Pakistan has the technological and financial resources to maintain a nuclear arsenal, so providing safe water and sanitation services should not be too big a challenge, if all the decision makers deem it to be a necessity. There obviously needs to be such a consensus for investing significantly in improvement of the existing infrastructure. But the need here is not to import expensive machinery, which will soon fall into disrepair, but to instead invest in modest, indigenous technology, which can be applied much more broadly.
More attention needs to be focused on the links between agricultural and urban water pressures. It is about time that conserving water got the attention it deserves by adoption of less water-intensive crops and focusing on water-saving technologies. The need for water-conservation by design is evident from the fact that more than 390 million gallons of water are being wasted in Karachi alone on a daily-basis due to basic carelessness of citizens and a leakage in the pipelines and tankers.

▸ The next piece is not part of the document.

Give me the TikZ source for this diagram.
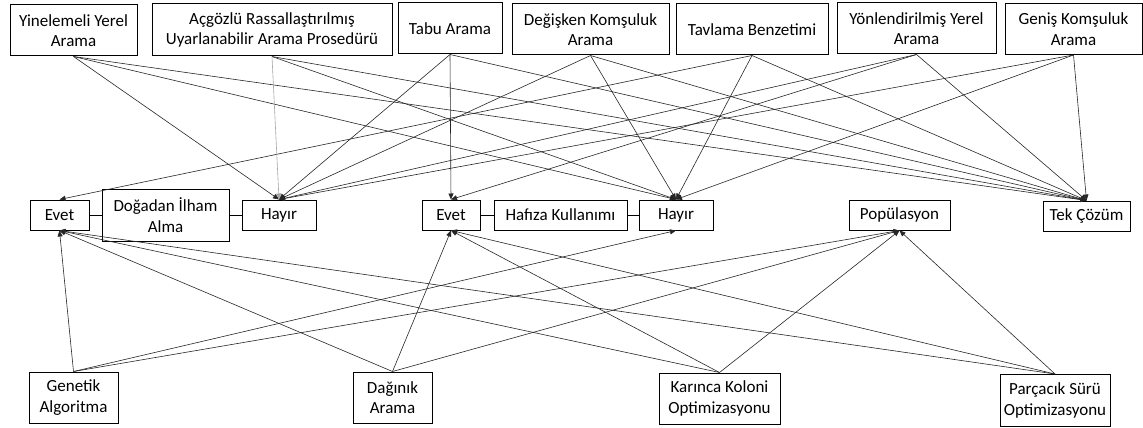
\documentclass[tikz,border=0pt]{standalone}
\usepackage{fontspec}
\setmainfont{Carlito}
\usetikzlibrary{arrows.meta}
\begin{document}
\begin{tikzpicture}[x=1pt,y=-1pt,
  box/.style={draw=black, line width=1pt, fill=white, inner sep=0pt, align=center,
              minimum height=51pt, font=\fontsize{17}{20.5}\selectfont},
  small/.style={box, minimum height=30pt},
  link/.style={draw=black!85, line width=0.6pt, -{Triangle[length=6pt,width=5pt]}},
  faint/.style={draw=black!35},
  tie/.style={draw=black, line width=0.8pt}]
\useasboundingbox (0,0) rectangle (1143,428);

% methods (top row)
\node[box, minimum width=127pt] (yin) at (73.5,30.5) {Yinelemeli Yerel\\Arama};
\node[box, minimum width=240pt, minimum height=52pt] (acg) at (272,30) {Açgözlü Rassallaştırılmış\\Uyarlanabilir Arama Prosedürü};
\node[box, minimum width=104pt] (tabu) at (450,28.5) {Tabu Arama};
\node[box, minimum width=157pt] (deg) at (590.5,29.5) {Değişken Komşuluk\\Arama};
\node[box, minimum width=152pt] (tav) at (752,29.5) {Tavlama Benzetimi};
\node[box, minimum width=159pt] (yon) at (916.5,28.5) {Yönlendirilmiş Yerel\\Arama};
\node[box, minimum width=137pt] (gen) at (1073.5,29) {Geniş Komşuluk\\Arama};

% criteria (middle row)
\node[small, minimum width=59pt] (ev1) at (59.5,215) {Evet};
\node[box, minimum width=127pt, minimum height=52pt] (dog) at (165.5,215) {Doğadan İlham\\Alma};
\node[small, minimum width=74pt] (hay1) at (279,215) {Hayır};
\node[small, minimum width=58pt] (ev2) at (451,215) {Evet};
\node[small, minimum width=133pt] (haf) at (560.5,215) {Hafıza Kullanımı};
\node[small, minimum width=74pt] (hay2) at (676,215) {Hayır};
\node[small, minimum width=101pt] (pop) at (899.5,215) {Popülasyon};
\node[small, minimum width=87pt] (tek) at (1086.5,216) {Tek Çözüm};

\draw[tie] (ev1.east) -- (dog.west);
\draw[tie] (dog.east) -- (hay1.west);
\draw[tie] (ev2.east) -- (haf.west);
\draw[tie] (haf.east) -- (hay2.west);

% methods (bottom row)
\node[box, minimum width=89pt] (ga) at (73.5,397.5) {Genetik\\Algoritma};
\node[box, minimum width=79pt] (da) at (392.5,397.5) {Dağınık\\Arama};
\node[box, minimum width=121pt] (kko) at (719.5,398.5) {Karınca Koloni\\Optimizasyonu};
\node[box, minimum width=110pt, minimum height=52pt] (pso) at (1055,400.5) {Parçacık Sürü\\Optimizasyonu};

% top methods to criteria
\foreach \s/\t in {yin/hay1, yin/hay2, yin/tek,
                   acg/hay2, acg/tek,
                   tabu/ev2, tabu/hay1, tabu/tek,
                   deg/hay1, deg/hay2, deg/tek,
                   tav/ev1, tav/hay2, tav/tek,
                   yon/hay1, yon/ev2, yon/tek,
                   gen/hay1, gen/hay2, gen/tek}
  \draw[link] (\s.south) -- (\t.north);
\draw[link, faint] (acg.south) -- (hay1.north);

% bottom methods to criteria
\foreach \s/\t in {ga/ev1, ga/hay2, ga/pop,
                   da/ev1, da/ev2, da/pop,
                   kko/ev1, kko/ev2, kko/pop,
                   pso/ev1, pso/ev2, pso/pop}
  \draw[link] (\s.north) -- (\t.south);
\end{tikzpicture}
\end{document}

It is also imperative to address structural obstacles like systemic inequality and gender discrimination. Rural women and small farmers are particularly affected by Pakistan’s water crisis, so they can no longer be shut out of the government’s water-planning and decision-making processes.
Unless such measures are taken, the multiple implications of water scarcity will put a further strain on the vital agricultural economy, the political relations between the provinces, as well as the socio-economic and physical welfare of the average citizen.